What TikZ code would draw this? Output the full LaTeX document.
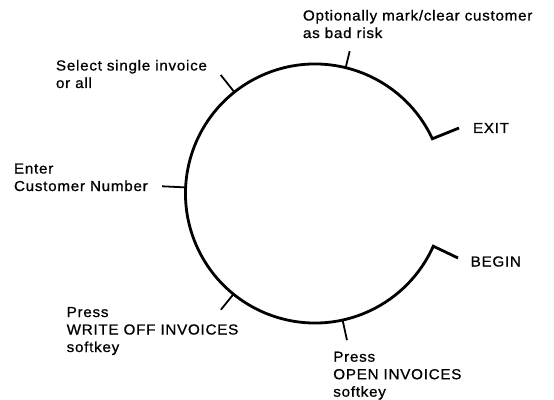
\documentclass[tikz,border=0pt]{standalone}
\usepackage{fontspec}
\setmainfont{Liberation Sans}[LetterSpace=5,FakeStretch=1.05,FakeBold=0.8]
\begin{document}
\begin{tikzpicture}[x=1pt,y=1pt,
  loop/.style={line width=2.8pt, line join=miter},
  tick/.style={line width=1.8pt},
  lbl/.style={inner sep=0pt, outer sep=0pt, align=left, anchor=base west,
    font=\fontsize{14.5}{17.5}\selectfont}]
\useasboundingbox (-315,-205.5) rectangle (239,193.5);
\def\R{129.5}
\coordinate (hub) at (0,0);

% the open loop, entered at BEGIN and left at EXIT
\coordinate (exit-on) at (25:\R);
\coordinate (exit-end) at (144,65.5);
\coordinate (begin-on) at (336:\R);
\coordinate (begin-end) at (143,-64.5);
\draw[loop] (exit-end) -- (exit-on)
  arc[start angle=25, end angle=336, radius=\R pt] -- (begin-end);

% radial ticks marking the steps on the loop
\foreach \name/\ang/\len in {opt/76.3/17, sel/128.5/22, ent/177.3/23.5,
                             wo/231/20, open/282.3/20.6} {
  \coordinate (\name-on) at (\ang:\R);
  \coordinate (\name-out) at (\ang:{\R+\len});
  \draw[tick] (\name-on) -- (\name-out);
}

% step labels (anchored at the baseline of their last line)
\node[lbl] (opt) at (-12,155.5) {Optionally mark/clear customer\\as bad risk};
\node[lbl] (sel) at (-259,105.5) {Select single invoice\\or all};
\node[lbl] (ent) at (-301,2.5) {Enter\\Customer Number};
\node[lbl] (wo) at (-248.3,-158.5) {Press\\WRITE OFF INVOICES\\softkey};
\node[lbl] (open) at (18.3,-203.2) {Press\\OPEN INVOICES\\softkey};
\node[lbl] (exit) at (158,60.5) {EXIT};
\node[lbl] (begin) at (155.7,-73) {BEGIN};
\end{tikzpicture}
\end{document}
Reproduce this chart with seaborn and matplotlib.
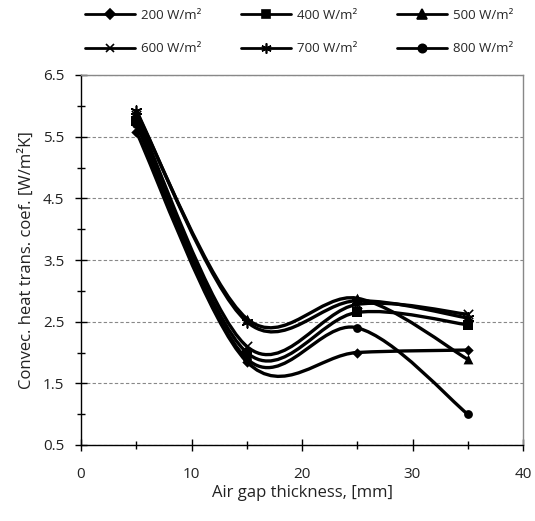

• _Short task_
From the records above, pick out and copy each line holding the word "draw".

• _Response to this exercise_
What TikZ code would draw this? Output the full LaTeX document.
\draw[loop] (exit-end) -- (exit-on)
  \draw[tick] (\name-on) -- (\name-out);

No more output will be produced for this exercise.